Requirements: Reproduce the data exactly and drop any pictures it holds.

Records shown:
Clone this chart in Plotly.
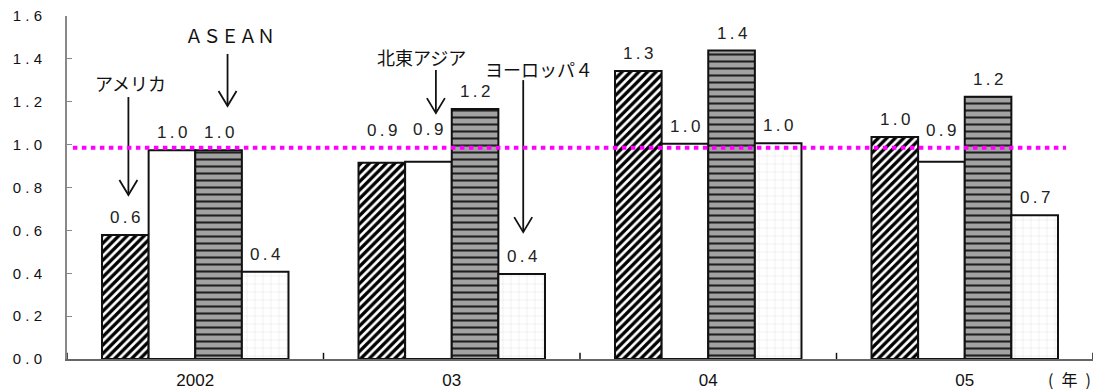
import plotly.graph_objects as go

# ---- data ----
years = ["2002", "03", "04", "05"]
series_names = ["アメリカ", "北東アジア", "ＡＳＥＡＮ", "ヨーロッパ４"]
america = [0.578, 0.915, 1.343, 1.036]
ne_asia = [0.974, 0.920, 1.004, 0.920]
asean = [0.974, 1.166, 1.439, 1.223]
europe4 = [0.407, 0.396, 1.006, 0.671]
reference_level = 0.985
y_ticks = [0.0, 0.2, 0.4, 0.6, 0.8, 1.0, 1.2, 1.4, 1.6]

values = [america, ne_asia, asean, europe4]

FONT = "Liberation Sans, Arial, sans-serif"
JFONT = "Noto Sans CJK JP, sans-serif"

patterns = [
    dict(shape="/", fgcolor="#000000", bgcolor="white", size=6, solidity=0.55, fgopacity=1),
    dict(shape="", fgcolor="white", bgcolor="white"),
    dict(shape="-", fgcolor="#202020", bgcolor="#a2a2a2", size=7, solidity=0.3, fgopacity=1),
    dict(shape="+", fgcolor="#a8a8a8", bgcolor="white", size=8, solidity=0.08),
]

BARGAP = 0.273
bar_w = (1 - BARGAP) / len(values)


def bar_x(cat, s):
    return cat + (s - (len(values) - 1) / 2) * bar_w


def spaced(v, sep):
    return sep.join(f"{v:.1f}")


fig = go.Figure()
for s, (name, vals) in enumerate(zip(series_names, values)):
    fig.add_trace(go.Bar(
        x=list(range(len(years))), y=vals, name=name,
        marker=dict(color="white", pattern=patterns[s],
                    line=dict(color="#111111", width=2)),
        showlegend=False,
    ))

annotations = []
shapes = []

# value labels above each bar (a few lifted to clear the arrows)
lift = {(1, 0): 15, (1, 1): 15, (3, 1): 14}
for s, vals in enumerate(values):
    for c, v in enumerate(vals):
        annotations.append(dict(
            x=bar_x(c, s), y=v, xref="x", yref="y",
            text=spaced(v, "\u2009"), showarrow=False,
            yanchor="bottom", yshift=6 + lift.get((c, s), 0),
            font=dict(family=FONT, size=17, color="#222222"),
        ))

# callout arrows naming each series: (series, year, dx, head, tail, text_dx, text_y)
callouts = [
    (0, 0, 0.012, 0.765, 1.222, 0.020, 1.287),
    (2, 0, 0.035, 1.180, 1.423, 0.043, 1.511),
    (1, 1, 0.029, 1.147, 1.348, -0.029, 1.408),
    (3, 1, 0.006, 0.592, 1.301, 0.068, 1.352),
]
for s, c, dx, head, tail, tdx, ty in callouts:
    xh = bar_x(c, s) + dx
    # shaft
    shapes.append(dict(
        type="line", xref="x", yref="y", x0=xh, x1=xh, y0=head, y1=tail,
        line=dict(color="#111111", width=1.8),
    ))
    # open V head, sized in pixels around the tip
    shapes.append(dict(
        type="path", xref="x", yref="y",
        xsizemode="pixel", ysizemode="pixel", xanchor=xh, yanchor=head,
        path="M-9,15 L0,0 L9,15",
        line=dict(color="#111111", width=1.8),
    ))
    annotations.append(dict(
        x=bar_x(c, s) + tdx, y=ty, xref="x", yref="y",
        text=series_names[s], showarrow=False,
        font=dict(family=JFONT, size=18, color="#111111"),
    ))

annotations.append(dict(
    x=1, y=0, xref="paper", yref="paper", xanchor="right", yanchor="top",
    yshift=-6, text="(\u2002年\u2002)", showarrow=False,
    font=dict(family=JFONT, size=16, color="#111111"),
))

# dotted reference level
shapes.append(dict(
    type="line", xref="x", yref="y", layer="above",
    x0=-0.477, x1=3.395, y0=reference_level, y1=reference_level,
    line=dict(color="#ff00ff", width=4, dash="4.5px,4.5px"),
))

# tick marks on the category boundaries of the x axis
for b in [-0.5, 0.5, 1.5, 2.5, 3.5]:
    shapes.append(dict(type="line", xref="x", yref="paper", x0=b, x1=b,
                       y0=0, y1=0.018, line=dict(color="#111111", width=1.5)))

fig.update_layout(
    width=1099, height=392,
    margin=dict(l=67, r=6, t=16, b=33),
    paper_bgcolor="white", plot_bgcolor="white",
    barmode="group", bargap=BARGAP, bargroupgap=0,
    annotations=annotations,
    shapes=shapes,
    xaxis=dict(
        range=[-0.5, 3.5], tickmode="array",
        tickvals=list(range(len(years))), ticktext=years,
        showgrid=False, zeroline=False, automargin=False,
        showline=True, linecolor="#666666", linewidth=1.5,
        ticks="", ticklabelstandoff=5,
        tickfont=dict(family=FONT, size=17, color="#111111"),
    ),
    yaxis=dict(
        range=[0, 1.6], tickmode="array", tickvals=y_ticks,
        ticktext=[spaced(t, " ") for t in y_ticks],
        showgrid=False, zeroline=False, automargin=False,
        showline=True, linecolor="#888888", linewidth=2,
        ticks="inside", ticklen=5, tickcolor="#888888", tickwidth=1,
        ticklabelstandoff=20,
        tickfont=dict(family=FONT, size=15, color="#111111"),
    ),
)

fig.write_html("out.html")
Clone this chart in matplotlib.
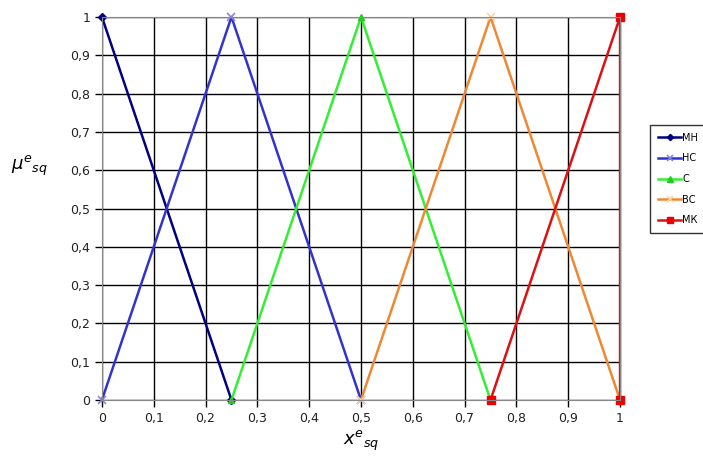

Correct answer:
Clone this chart in Plotly.
import plotly.graph_objects as go

# ---- data ----
years = ["2002", "03", "04", "05"]
series_names = ["アメリカ", "北東アジア", "ＡＳＥＡＮ", "ヨーロッパ４"]
america = [0.578, 0.915, 1.343, 1.036]
ne_asia = [0.974, 0.920, 1.004, 0.920]
asean = [0.974, 1.166, 1.439, 1.223]
europe4 = [0.407, 0.396, 1.006, 0.671]
reference_level = 0.985
y_ticks = [0.0, 0.2, 0.4, 0.6, 0.8, 1.0, 1.2, 1.4, 1.6]

values = [america, ne_asia, asean, europe4]

FONT = "Liberation Sans, Arial, sans-serif"
JFONT = "Noto Sans CJK JP, sans-serif"

patterns = [
    dict(shape="/", fgcolor="#000000", bgcolor="white", size=6, solidity=0.55, fgopacity=1),
    dict(shape="", fgcolor="white", bgcolor="white"),
    dict(shape="-", fgcolor="#202020", bgcolor="#a2a2a2", size=7, solidity=0.3, fgopacity=1),
    dict(shape="+", fgcolor="#a8a8a8", bgcolor="white", size=8, solidity=0.08),
]

BARGAP = 0.273
bar_w = (1 - BARGAP) / len(values)


def bar_x(cat, s):
    return cat + (s - (len(values) - 1) / 2) * bar_w


def spaced(v, sep):
    return sep.join(f"{v:.1f}")


fig = go.Figure()
for s, (name, vals) in enumerate(zip(series_names, values)):
    fig.add_trace(go.Bar(
        x=list(range(len(years))), y=vals, name=name,
        marker=dict(color="white", pattern=patterns[s],
                    line=dict(color="#111111", width=2)),
        showlegend=False,
    ))

annotations = []
shapes = []

# value labels above each bar (a few lifted to clear the arrows)
lift = {(1, 0): 15, (1, 1): 15, (3, 1): 14}
for s, vals in enumerate(values):
    for c, v in enumerate(vals):
        annotations.append(dict(
            x=bar_x(c, s), y=v, xref="x", yref="y",
            text=spaced(v, "\u2009"), showarrow=False,
            yanchor="bottom", yshift=6 + lift.get((c, s), 0),
            font=dict(family=FONT, size=17, color="#222222"),
        ))

# callout arrows naming each series: (series, year, dx, head, tail, text_dx, text_y)
callouts = [
    (0, 0, 0.012, 0.765, 1.222, 0.020, 1.287),
    (2, 0, 0.035, 1.180, 1.423, 0.043, 1.511),
    (1, 1, 0.029, 1.147, 1.348, -0.029, 1.408),
    (3, 1, 0.006, 0.592, 1.301, 0.068, 1.352),
]
for s, c, dx, head, tail, tdx, ty in callouts:
    xh = bar_x(c, s) + dx
    # shaft
    shapes.append(dict(
        type="line", xref="x", yref="y", x0=xh, x1=xh, y0=head, y1=tail,
        line=dict(color="#111111", width=1.8),
    ))
    # open V head, sized in pixels around the tip
    shapes.append(dict(
        type="path", xref="x", yref="y",
        xsizemode="pixel", ysizemode="pixel", xanchor=xh, yanchor=head,
        path="M-9,15 L0,0 L9,15",
        line=dict(color="#111111", width=1.8),
    ))
    annotations.append(dict(
        x=bar_x(c, s) + tdx, y=ty, xref="x", yref="y",
        text=series_names[s], showarrow=False,
        font=dict(family=JFONT, size=18, color="#111111"),
    ))

annotations.append(dict(
    x=1, y=0, xref="paper", yref="paper", xanchor="right", yanchor="top",
    yshift=-6, text="(\u2002年\u2002)", showarrow=False,
    font=dict(family=JFONT, size=16, color="#111111"),
))

# dotted reference level
shapes.append(dict(
    type="line", xref="x", yref="y", layer="above",
    x0=-0.477, x1=3.395, y0=reference_level, y1=reference_level,
    line=dict(color="#ff00ff", width=4, dash="4.5px,4.5px"),
))

# tick marks on the category boundaries of the x axis
for b in [-0.5, 0.5, 1.5, 2.5, 3.5]:
    shapes.append(dict(type="line", xref="x", yref="paper", x0=b, x1=b,
                       y0=0, y1=0.018, line=dict(color="#111111", width=1.5)))

fig.update_layout(
    width=1099, height=392,
    margin=dict(l=67, r=6, t=16, b=33),
    paper_bgcolor="white", plot_bgcolor="white",
    barmode="group", bargap=BARGAP, bargroupgap=0,
    annotations=annotations,
    shapes=shapes,
    xaxis=dict(
        range=[-0.5, 3.5], tickmode="array",
        tickvals=list(range(len(years))), ticktext=years,
        showgrid=False, zeroline=False, automargin=False,
        showline=True, linecolor="#666666", linewidth=1.5,
        ticks="", ticklabelstandoff=5,
        tickfont=dict(family=FONT, size=17, color="#111111"),
    ),
    yaxis=dict(
        range=[0, 1.6], tickmode="array", tickvals=y_ticks,
        ticktext=[spaced(t, " ") for t in y_ticks],
        showgrid=False, zeroline=False, automargin=False,
        showline=True, linecolor="#888888", linewidth=2,
        ticks="inside", ticklen=5, tickcolor="#888888", tickwidth=1,
        ticklabelstandoff=20,
        tickfont=dict(family=FONT, size=15, color="#111111"),
    ),
)

fig.write_html("out.html")
Clone this chart in matplotlib.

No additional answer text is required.